No one can say for certain the position of someone no longer around to speak for himself, but core principles outrank posthumous interpretations. And I can say with certainty what my father believed in: the equal right of every American to participate fully in our democracy. Robert Kennedy wanted all D.C. residents to elect their federal representatives — the same as their fellow Americans. He said so repeatedly. Today, more than 50 years after his death, the residents of our nation’s capital are still second-class citizens, and I am certain that my father would have demanded change by the speediest route.

Now to the comments in question: On his 38th birthday, Nov. 20, 1963, my father appeared before that subcommittee to support a bill expanding D.C. residents’ control over local matters. The discussion ranged into the esoterica of many possible approaches to the topic: home rule, retroceding (or transferring) part of D.C. to Maryland, and even statehood.

Responding to a question — and speaking as attorney general, not as a constitutional scholar — Kennedy noted the relationship between the recently passed 23rd Amendment, which allows D.C. residents to vote for president and vice president, and the broader question of District representation; he echoed the consensus of the time that another constitutional amendment could offer a clear route to further voting rights.

But the memorandum he had the Justice Department send to the subcommittee shortly afterward made it clear that an amendment was not the only path. It said that “it is arguable that the choice [to change the District’s status] can now be reconsidered only by means of another constitutional Amendment” (emphasis added) and noted that the department did not “express an opinion on these questions.”

In his testimony, my father made it clear that he hoped “some other way of doing it” could be found. Happily, we have that mechanism today: the Washington, D.C. Admissions Act, which, as several dozen scholars concluded recently, puts to rest any constitutional issues.

My father’s testimony that day was founded on his conviction that “the best government is that which is most responsive to the needs and wishes of the citizens. That is just as true in the District … as it is in Massachusetts, Wyoming or South Carolina.” That belief, the basis of his life-long support for D.C. home rule, now requires us not to further delay and deny congressional representation for D.C.'s more than 700,000 residents.

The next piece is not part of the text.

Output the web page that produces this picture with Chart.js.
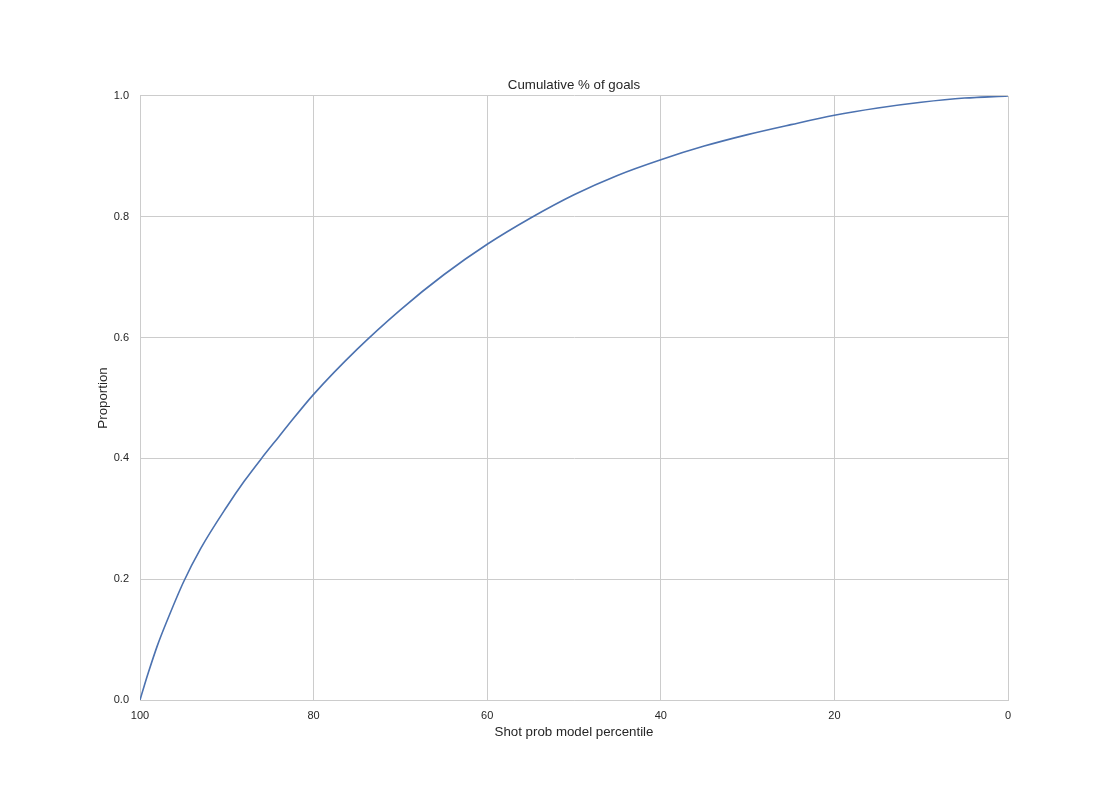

In the memorandum submitted to Congress, my father stated what he believed to be the historical framework for the treatment of District rights: “It was indispensably necessary to the independence and the very existence of the new Federal Government to have a seat of government which was not subject to the jurisdiction or control of any State.” We don’t need to be constitutional scholars — we can be casual students of our history — to understand that the necessity of protecting the “federal district” from pressures from any host state has been obviated by the reality that the federal government’s powers now dwarf those of any state.

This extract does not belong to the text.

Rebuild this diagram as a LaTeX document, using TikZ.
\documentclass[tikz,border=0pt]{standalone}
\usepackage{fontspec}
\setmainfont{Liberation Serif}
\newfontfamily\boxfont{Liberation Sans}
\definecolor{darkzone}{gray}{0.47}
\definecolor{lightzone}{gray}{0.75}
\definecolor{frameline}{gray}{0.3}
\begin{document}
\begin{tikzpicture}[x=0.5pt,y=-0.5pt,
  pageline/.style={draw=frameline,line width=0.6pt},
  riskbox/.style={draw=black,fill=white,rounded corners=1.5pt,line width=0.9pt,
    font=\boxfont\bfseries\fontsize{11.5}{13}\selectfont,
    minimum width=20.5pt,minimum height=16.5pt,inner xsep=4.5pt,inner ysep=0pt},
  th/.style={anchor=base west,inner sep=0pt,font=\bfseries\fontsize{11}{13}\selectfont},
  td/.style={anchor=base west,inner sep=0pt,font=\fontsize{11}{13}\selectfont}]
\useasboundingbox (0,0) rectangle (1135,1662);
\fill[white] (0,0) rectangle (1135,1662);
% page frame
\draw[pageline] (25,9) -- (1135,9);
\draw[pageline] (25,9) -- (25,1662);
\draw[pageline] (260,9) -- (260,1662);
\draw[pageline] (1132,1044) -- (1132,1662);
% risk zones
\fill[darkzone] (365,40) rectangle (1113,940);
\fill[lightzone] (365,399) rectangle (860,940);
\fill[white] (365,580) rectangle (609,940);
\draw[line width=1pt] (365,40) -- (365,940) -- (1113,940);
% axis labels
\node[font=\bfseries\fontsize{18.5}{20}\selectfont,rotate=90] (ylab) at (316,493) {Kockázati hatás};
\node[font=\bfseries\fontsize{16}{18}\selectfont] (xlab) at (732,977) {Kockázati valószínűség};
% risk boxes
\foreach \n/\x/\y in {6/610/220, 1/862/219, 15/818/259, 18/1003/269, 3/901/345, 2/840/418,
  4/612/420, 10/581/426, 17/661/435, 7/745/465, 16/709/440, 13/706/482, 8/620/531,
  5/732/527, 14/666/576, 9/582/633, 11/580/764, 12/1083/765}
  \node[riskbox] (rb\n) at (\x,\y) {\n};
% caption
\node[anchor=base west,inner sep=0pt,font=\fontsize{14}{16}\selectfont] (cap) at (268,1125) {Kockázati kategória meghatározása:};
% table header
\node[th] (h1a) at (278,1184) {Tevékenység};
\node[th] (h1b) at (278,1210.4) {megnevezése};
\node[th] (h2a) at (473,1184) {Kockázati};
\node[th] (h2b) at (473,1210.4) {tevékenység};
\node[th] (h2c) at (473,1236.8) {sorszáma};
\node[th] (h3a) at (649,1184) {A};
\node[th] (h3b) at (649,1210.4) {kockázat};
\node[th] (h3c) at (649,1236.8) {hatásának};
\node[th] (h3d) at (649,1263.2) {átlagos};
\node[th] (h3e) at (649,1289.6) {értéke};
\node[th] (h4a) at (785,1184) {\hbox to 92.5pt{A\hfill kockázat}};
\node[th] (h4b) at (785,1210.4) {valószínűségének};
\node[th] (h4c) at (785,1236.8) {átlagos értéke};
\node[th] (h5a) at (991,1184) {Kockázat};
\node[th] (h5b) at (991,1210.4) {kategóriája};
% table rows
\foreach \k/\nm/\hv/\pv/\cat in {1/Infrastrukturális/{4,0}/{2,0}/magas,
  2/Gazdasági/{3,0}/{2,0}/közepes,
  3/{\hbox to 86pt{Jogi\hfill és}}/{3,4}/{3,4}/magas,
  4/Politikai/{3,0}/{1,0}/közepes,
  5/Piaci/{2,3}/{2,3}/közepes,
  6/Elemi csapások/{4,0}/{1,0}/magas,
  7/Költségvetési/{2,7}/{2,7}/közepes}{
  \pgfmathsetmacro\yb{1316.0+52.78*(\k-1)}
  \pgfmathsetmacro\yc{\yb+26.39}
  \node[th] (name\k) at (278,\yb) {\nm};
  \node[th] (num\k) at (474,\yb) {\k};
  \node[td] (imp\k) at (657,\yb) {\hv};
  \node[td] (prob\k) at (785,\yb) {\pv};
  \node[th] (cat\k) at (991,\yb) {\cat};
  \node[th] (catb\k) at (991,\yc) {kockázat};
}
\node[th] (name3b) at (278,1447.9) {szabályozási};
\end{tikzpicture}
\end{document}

Today, control comes from another quarter: D.C.'s citizens are frozen out of representation not only because they lack statehood but also because powerful members of Congress routinely impose their personal pet theories against the clear will of D.C.'s voters. D.C. has seen its local labor, anti-discrimination and gun laws threatened by members of Congress whose districts are across the country. Even the results of a referendum garnering nearly 70 percent support were overruled by Congress.

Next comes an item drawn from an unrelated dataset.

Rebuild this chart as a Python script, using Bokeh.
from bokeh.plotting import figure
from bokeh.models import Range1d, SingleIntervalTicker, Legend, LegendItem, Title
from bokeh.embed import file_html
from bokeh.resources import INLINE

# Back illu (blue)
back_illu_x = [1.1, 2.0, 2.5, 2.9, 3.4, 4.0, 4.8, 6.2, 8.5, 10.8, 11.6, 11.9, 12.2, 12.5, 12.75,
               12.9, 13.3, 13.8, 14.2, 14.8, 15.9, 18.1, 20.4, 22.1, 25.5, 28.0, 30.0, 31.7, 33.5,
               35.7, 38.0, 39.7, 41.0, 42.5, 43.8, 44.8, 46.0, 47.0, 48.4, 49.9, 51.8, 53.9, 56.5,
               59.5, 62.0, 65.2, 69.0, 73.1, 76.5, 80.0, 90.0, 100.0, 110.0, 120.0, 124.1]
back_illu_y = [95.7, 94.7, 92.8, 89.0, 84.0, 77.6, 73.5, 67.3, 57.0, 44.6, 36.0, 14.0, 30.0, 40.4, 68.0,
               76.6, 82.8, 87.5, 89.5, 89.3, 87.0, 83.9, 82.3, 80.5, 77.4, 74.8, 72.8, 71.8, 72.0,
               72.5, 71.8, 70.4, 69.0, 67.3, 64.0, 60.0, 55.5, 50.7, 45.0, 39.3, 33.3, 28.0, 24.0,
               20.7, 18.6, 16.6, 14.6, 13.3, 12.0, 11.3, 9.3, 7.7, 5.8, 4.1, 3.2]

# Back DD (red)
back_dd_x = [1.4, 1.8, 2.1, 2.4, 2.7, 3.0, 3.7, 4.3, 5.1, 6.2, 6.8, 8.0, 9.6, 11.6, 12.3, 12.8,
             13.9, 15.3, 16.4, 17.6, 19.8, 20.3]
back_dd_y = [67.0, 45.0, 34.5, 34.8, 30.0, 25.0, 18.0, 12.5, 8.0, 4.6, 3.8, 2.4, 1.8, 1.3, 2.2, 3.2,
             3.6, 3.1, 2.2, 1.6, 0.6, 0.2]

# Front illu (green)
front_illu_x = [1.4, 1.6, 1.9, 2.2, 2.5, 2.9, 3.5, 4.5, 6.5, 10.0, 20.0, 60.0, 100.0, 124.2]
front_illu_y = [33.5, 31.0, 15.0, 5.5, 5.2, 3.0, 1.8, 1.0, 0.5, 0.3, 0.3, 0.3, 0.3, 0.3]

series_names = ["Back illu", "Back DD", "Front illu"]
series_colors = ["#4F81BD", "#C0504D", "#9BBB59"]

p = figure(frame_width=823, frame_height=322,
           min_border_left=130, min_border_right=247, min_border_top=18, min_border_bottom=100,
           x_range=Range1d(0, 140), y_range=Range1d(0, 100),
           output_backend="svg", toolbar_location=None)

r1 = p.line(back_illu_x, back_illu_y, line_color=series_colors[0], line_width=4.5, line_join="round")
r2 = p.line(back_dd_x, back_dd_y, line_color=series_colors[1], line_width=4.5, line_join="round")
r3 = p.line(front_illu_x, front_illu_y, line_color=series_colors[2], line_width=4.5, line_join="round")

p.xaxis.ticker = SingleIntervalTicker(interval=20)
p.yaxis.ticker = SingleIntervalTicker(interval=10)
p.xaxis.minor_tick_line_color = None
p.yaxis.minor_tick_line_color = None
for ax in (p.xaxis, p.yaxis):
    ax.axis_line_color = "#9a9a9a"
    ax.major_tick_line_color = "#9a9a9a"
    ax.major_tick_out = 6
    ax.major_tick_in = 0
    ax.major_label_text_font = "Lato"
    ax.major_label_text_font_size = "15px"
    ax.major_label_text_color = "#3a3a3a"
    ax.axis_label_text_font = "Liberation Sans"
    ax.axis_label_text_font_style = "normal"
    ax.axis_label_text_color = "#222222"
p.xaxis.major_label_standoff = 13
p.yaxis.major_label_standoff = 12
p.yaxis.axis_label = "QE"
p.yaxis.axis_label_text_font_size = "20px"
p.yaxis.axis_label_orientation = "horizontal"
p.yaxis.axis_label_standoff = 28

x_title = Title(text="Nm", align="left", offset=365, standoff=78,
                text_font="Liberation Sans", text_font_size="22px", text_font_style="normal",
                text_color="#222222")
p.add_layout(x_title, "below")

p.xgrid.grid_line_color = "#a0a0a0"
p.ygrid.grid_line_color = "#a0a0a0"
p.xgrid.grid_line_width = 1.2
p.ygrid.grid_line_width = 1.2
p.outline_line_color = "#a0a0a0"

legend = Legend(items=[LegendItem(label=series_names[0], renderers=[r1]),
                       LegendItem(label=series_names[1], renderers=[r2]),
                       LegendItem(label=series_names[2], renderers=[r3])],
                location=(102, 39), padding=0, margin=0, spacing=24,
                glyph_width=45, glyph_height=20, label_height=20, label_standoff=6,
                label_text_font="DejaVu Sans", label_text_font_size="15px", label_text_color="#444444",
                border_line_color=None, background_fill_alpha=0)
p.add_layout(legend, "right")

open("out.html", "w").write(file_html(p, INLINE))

My father’s passion for self-government led him to work for the Voting Rights Act of 1965 and to vocally oppose segregation, colonialism, communism, apartheid — any system here or abroad that denied the core principle that “laws are administered to protect and expand individual freedom, not to compel individuals to follow the logic other men impose on them.” The 4½ years remaining to my father after his 1963 testimony saw him move with accelerating urgency in that effort: to right historic wrongs and achieve real equality. It is time for all of us who look to him as an example to do the same and take the most direct route to D.C. representation: passage of the Washington, D.C. Admission Act.